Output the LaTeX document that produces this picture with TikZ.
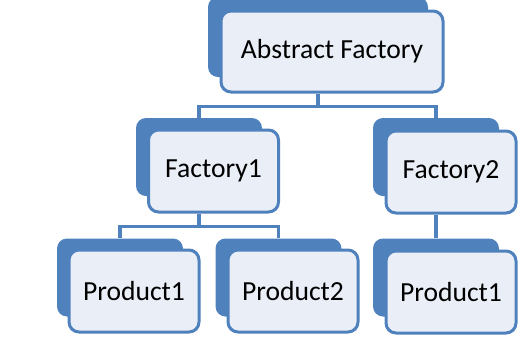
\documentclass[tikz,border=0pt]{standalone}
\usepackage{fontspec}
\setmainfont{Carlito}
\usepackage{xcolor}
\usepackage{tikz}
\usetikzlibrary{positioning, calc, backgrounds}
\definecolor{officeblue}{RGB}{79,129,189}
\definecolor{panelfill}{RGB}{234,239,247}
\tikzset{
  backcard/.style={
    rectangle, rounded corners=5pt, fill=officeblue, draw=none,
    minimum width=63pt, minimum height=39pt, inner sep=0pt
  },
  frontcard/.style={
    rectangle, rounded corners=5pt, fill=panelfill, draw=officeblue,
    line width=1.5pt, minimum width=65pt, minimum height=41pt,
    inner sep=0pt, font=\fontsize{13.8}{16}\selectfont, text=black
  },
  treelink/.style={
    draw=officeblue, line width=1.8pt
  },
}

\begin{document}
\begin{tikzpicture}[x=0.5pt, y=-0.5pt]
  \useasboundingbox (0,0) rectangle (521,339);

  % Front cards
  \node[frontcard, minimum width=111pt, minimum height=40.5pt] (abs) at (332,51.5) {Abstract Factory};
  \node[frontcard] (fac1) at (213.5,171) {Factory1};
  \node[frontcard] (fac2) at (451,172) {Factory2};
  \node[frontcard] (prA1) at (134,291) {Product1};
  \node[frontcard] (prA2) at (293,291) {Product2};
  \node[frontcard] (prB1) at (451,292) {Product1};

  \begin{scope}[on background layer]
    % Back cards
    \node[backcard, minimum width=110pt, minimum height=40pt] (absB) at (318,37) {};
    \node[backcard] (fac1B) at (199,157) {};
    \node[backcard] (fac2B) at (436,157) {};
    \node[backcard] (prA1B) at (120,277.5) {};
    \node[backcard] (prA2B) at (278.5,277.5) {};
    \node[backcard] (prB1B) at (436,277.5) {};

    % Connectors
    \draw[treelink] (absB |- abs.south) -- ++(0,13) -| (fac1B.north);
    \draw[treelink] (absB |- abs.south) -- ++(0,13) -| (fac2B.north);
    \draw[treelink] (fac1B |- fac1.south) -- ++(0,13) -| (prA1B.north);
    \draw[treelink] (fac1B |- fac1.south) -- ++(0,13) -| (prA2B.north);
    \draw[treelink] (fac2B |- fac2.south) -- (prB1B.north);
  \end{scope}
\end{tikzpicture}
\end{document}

════

## WHAT THE TASK ASKS
In the data above, please extract the lines from the first one through the line with "(prB1B) at (436,277.5)", exactly, and keep pictures out.

## RESPONSE FOR THIS EXERCISE
Output the LaTeX document that produces this picture with TikZ.
\documentclass[tikz,border=0pt]{standalone}
\usepackage{fontspec}
\setmainfont{Carlito}
\usepackage{xcolor}
\usepackage{tikz}
\usetikzlibrary{positioning, calc, backgrounds}
\definecolor{officeblue}{RGB}{79,129,189}
\definecolor{panelfill}{RGB}{234,239,247}
\tikzset{
  backcard/.style={
    rectangle, rounded corners=5pt, fill=officeblue, draw=none,
    minimum width=63pt, minimum height=39pt, inner sep=0pt
  },
  frontcard/.style={
    rectangle, rounded corners=5pt, fill=panelfill, draw=officeblue,
    line width=1.5pt, minimum width=65pt, minimum height=41pt,
    inner sep=0pt, font=\fontsize{13.8}{16}\selectfont, text=black
  },
  treelink/.style={
    draw=officeblue, line width=1.8pt
  },
}

\begin{document}
\begin{tikzpicture}[x=0.5pt, y=-0.5pt]
  \useasboundingbox (0,0) rectangle (521,339);

  % Front cards
  \node[frontcard, minimum width=111pt, minimum height=40.5pt] (abs) at (332,51.5) {Abstract Factory};
  \node[frontcard] (fac1) at (213.5,171) {Factory1};
  \node[frontcard] (fac2) at (451,172) {Factory2};
  \node[frontcard] (prA1) at (134,291) {Product1};
  \node[frontcard] (prA2) at (293,291) {Product2};
  \node[frontcard] (prB1) at (451,292) {Product1};

  \begin{scope}[on background layer]
    % Back cards
    \node[backcard, minimum width=110pt, minimum height=40pt] (absB) at (318,37) {};
    \node[backcard] (fac1B) at (199,157) {};
    \node[backcard] (fac2B) at (436,157) {};
    \node[backcard] (prA1B) at (120,277.5) {};
    \node[backcard] (prA2B) at (278.5,277.5) {};
    \node[backcard] (prB1B) at (436,277.5) {};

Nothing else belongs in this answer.